On a Class of Optimal Reinsurance Problems

TL;DR

This paper extends De Finetti's optimal reinsurance framework to include arbitrary convex risk measures, providing explicit solutions for variance and CVaR, and addressing non-convex risk measures like VaR using convex analysis tools.

Contribution

It generalizes the optimal reinsurance problem to arbitrary convex risk measures and offers explicit solutions using duality and variational analysis.

Findings

Explicit solutions for variance and CVaR as risk measures.

Extension to non-convex risk measures like VaR.

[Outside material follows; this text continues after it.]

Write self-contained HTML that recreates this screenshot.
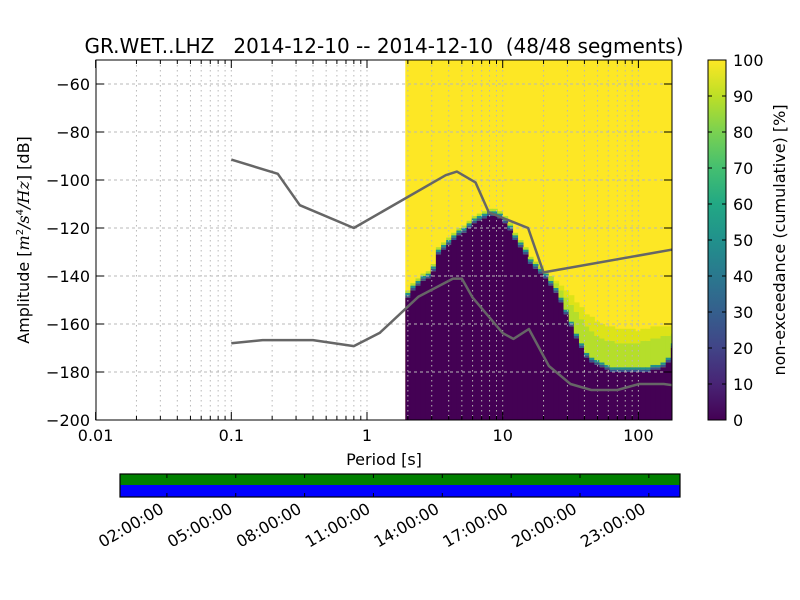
<!DOCTYPE html>
<html><head><meta charset="utf-8"><style>
body{margin:0;background:#fff;}
svg{display:block;font-family:"DejaVu Sans","Liberation Sans",sans-serif;}
text{white-space:pre;}
</style></head><body>
<svg id="c" width="800" height="600" viewBox="0 0 800 600" xmlns="http://www.w3.org/2000/svg">
<defs>
<linearGradient id="vir" x1="0" y1="1" x2="0" y2="0">
<stop offset="0" stop-color="#440154"/><stop offset="0.1" stop-color="#482475"/><stop offset="0.2" stop-color="#414487"/><stop offset="0.3" stop-color="#355f8d"/><stop offset="0.4" stop-color="#2a788e"/><stop offset="0.5" stop-color="#21918c"/><stop offset="0.6" stop-color="#22a884"/><stop offset="0.7" stop-color="#44bf70"/><stop offset="0.8" stop-color="#7ad151"/><stop offset="0.9" stop-color="#bddf26"/><stop offset="1" stop-color="#fde725"/>
</linearGradient>
<clipPath id="pc"><rect x="96" y="60" width="576" height="360"/></clipPath>
</defs>
<text x="384" y="53" font-size="20" text-anchor="middle" xml:space="preserve">GR.WET..LHZ   2014-12-10 -- 2014-12-10  (48/48 segments)</text>
<g id="heat" clip-path="url(#pc)"></g>
<g id="grid" clip-path="url(#pc)"></g>
<g id="models" clip-path="url(#pc)"></g>
<rect x="96" y="60" width="576" height="360" fill="none" stroke="#000" stroke-width="1"/>
<g id="ticks"></g>
<text x="384" y="465" font-size="16" text-anchor="middle">Period [s]</text>
<text transform="translate(29,240) rotate(-90)" font-size="16" text-anchor="middle">Amplitude [<tspan font-style="italic" font-family="DejaVu Serif, serif">m</tspan><tspan font-size="10" dy="-6">2</tspan><tspan dy="6" font-style="italic">/</tspan><tspan font-style="italic" font-family="DejaVu Serif, serif">s</tspan><tspan font-size="10" dy="-6">4</tspan><tspan dy="6" font-style="italic">/</tspan><tspan font-style="italic" font-family="DejaVu Serif, serif">Hz</tspan>] [dB]</text>
<rect x="708" y="60" width="18" height="360" fill="url(#vir)" stroke="#000"/>
<g id="cbt"></g>
<text transform="translate(785,240) rotate(-90)" font-size="16" text-anchor="middle">non-exceedance (cumulative) [%]</text>
<g>
<rect x="120" y="474" width="560" height="11" fill="#008000"/>
<rect x="120" y="485" width="560" height="12" fill="#0000ff"/>
<rect x="120" y="474" width="560" height="23" fill="none" stroke="#000" stroke-width="1.2"/>
</g>
<g id="tl"></g>
</svg>
<script>
const NS="http://www.w3.org/2000/svg";
const xTicks=[0.01,0.1,1,10,100];
const xTickLabels=["0.01","0.1","1","10","100"];
const yTicks=[-200,-180,-160,-140,-120,-100,-80,-60];
const cbTicks=[0,10,20,30,40,50,60,70,80,90,100];
const colPeriods=[2,2.18,2.38,2.59,2.83,3.08,3.36,3.67,4,4.36,4.76,5.19,5.66,6.17,6.73,7.34,8,8.72,9.51,10.4,11.3,12.3,13.5,14.7,16,17.4,19,20.7,22.6,24.7,26.9,29.3,32,34.9,38.1,41.5,45.3,49.4,53.8,58.7,64,69.8,76.1,83,90.5,98.7,108,117,128,140,152,166,181];
const darkTop=[-149,-146,-144,-142,-141,-138,-131,-129,-127,-125,-123,-122,-120,-118,-117,-116,-115,-115,-116,-118,-121,-125,-128,-131,-135,-137,-139,-141,-144,-147,-151,-156,-161,-166,-170,-174,-176,-177,-178,-179,-180,-180,-180,-180,-180,-180,-180,-180,-179,-179,-178,-176,-170];
const greenTop=[-146,-143,-141,-139,-138,-135,-128,-126,-124,-122,-120,-119,-117,-115,-114,-113,-112,-112,-113,-115,-118,-122,-125,-128,-132,-134,-136,-138,-140,-143,-146,-149,-152,-155,-158,-161,-163,-165,-166,-167,-167,-168,-168,-168,-168,-168,-167,-167,-166,-166,-165,-165,-164];
const paleExtra=[0,0,0,0,0,0,0,0,0,0,0,0,0,0,0,0,0,0,0,0,0,0,0,0,0,0,0,0,0,1,2,3,4,4,5,5,6,6,6,6,6,6,6,6,6,5,5,5,5,5,4,4,4];
const nhnmP=[0.1,0.22,0.32,0.8,3.8,4.6,6.3,7.9,15.4,20,354.8];
const nhnmDb=[-91.5,-97.4,-110.5,-120,-98,-96.5,-101,-113.5,-120,-138.5,-126];
const nlnmP=[0.1,0.17,0.4,0.8,1.24,2.4,4.3,5,6,10,12,15.6,21.9,31.6,45,70,101,154,328];
const nlnmDb=[-168,-166.7,-166.7,-169.2,-163.7,-148.6,-141.1,-141.1,-149,-163.8,-166.2,-162.1,-177.5,-185,-187.5,-187.5,-185,-185,-187.5];
const timeLabels=["02:00:00","05:00:00","08:00:00","11:00:00","14:00:00","17:00:00","20:00:00","23:00:00"];
const timeHours=[2,5,8,11,14,17,20,23];

const X=p=>367+135.7*Math.log10(p);
const Y=d=>60+(-50-d)*2.4;
const TX=h=>121+22.95*h;
function mk(tag,attrs,parent){const e=document.createElementNS(NS,tag);for(const k in attrs)e.setAttribute(k,attrs[k]);parent.appendChild(e);return e;}

const heat=document.getElementById('heat');
const half=Math.pow(2,1/16);
const bg=mk('rect',{x:X(colPeriods[0]/half),y:60,width:672-X(colPeriods[0]/half)+2,height:360,fill:'#fde725'},heat);


colPeriods.forEach((p,i)=>{
  const x0=X(p/half),x1=X(p*half),w=x1-x0+0.6;
  const g=mk('g',{},heat);
  
  
  const d=darkTop[i],gt=greenTop[i],pe=paleExtra[i];
  mk('rect',{x:x0,y:Y(d),width:w,height:Y(-200)-Y(d)+1,fill:'#440154'},g);
  mk('rect',{x:x0,y:Y(d+1),width:w,height:2.4,fill:'#3b528b'},g);
  mk('rect',{x:x0,y:Y(d+2),width:w,height:2.4,fill:'#21918c'},g);
  if(gt>d+2) mk('rect',{x:x0,y:Y(gt),width:w,height:Y(d+2)-Y(gt),fill:'#b5de2b'},g);
  if(pe>0) mk('rect',{x:x0,y:Y(gt+pe),width:w,height:pe*2.4,fill:'#dde318'},g);
});

const grid=document.getElementById('grid');
for(let e=-2;e<=2;e++)for(let m=1;m<=9;m++){const p=m*Math.pow(10,e);const x=X(p);if(x>96&&x<672){const l=mk('line',{x1:x,x2:x,y1:60,y2:420,stroke:'#b8b8b8','stroke-dasharray':'1.5,3.5','stroke-width':1},grid);}}
yTicks.forEach(v=>{const y=Y(v);const l=mk('line',{x1:96,x2:672,y1:y,y2:y,stroke:'#b8b8b8','stroke-dasharray':'3,3','stroke-width':1},grid);});

const models=document.getElementById('models');
function line(P,D,name){const pts=P.map((p,i)=>X(p).toFixed(1)+','+Y(D[i]).toFixed(1)).join(' ');const pl=mk('polyline',{points:pts,fill:'none',stroke:'#666','stroke-width':2.5,'stroke-linejoin':'round'},models);}
line(nhnmP,nhnmDb,'nhnm-line');
line(nlnmP,nlnmDb,'nlnm-line');

const ticks=document.getElementById('ticks');
xTicks.forEach((p,i)=>{const x=X(p);mk('line',{x1:x,x2:x,y1:420,y2:412,stroke:'#000'},ticks);mk('line',{x1:x,x2:x,y1:60,y2:68,stroke:'#000'},ticks);
 const t=mk('text',{x:x,y:441,'font-size':16,'text-anchor':'middle'},ticks);t.textContent=xTickLabels[i];});
for(let e=-2;e<=2;e++)for(let m=2;m<=9;m++){const x=X(m*Math.pow(10,e));if(x<672){mk('line',{x1:x,x2:x,y1:420,y2:416,stroke:'#000'},ticks);mk('line',{x1:x,x2:x,y1:60,y2:64,stroke:'#000'},ticks);}}
yTicks.forEach(v=>{const y=Y(v);mk('line',{x1:96,x2:104,y1:y,y2:y,stroke:'#000'},ticks);mk('line',{x1:664,x2:672,y1:y,y2:y,stroke:'#000'},ticks);
 const t=mk('text',{x:90,y:y+6,'font-size':16,'text-anchor':'end'},ticks);t.textContent='\u2212'+Math.abs(v);});

const cbt=document.getElementById('cbt');
cbTicks.forEach(v=>{const y=420-v*3.6;mk('line',{x1:708,x2:712,y1:y,y2:y,stroke:'#000'},cbt);mk('line',{x1:722,x2:726,y1:y,y2:y,stroke:'#000'},cbt);
 const t=mk('text',{x:733,y:y+6,'font-size':16},cbt);t.textContent=v;});

const tl=document.getElementById('tl');
timeHours.forEach((h,i)=>{const x=TX(h);mk('line',{x1:x,x2:x,y1:474,y2:478,stroke:'#000'},tl);mk('line',{x1:x,x2:x,y1:493,y2:497,stroke:'#000'},tl);
 const t=mk('text',{transform:'translate('+(x-2)+',512) rotate(-30)','font-size':16,'text-anchor':'end'},tl);t.textContent=timeLabels[i];});
</script>
</body></html>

Use of convex analysis tools to establish equivalence of optimization formulations.

Abstract

De Finetti's optimal reinsurance is a set of contracts, one for each risk in a portfolio, that caps the retained aggregate variance to a pre-specified level while minimizing total expected loss. The premiums are determined using the expected value principle, and the safety loading is allowed to vary with the risks. The original formulation assumed that the risks were independent and restricted contracts to quota shares on individual risks. A recent variation surprisingly yields a closed form for the contracts, while allowing dependence between risks and permitting the contracts to depend on all risks, without restricting their functional form. We extend this to the case of an arbitrary convex functional as the risk measure and use duality tools from convex analysis to show the equivalence between the constrained and the penalized versions of the underlying optimization problem. To explicitly solve the penalized version for the variance and the conditional value at risk (CVaR) as the risk measure, we resort to either variational analysis or a rudimentary approach. We show that a rudimentary approach can also address the choice of VaR, a non-convex functional, as the risk measure.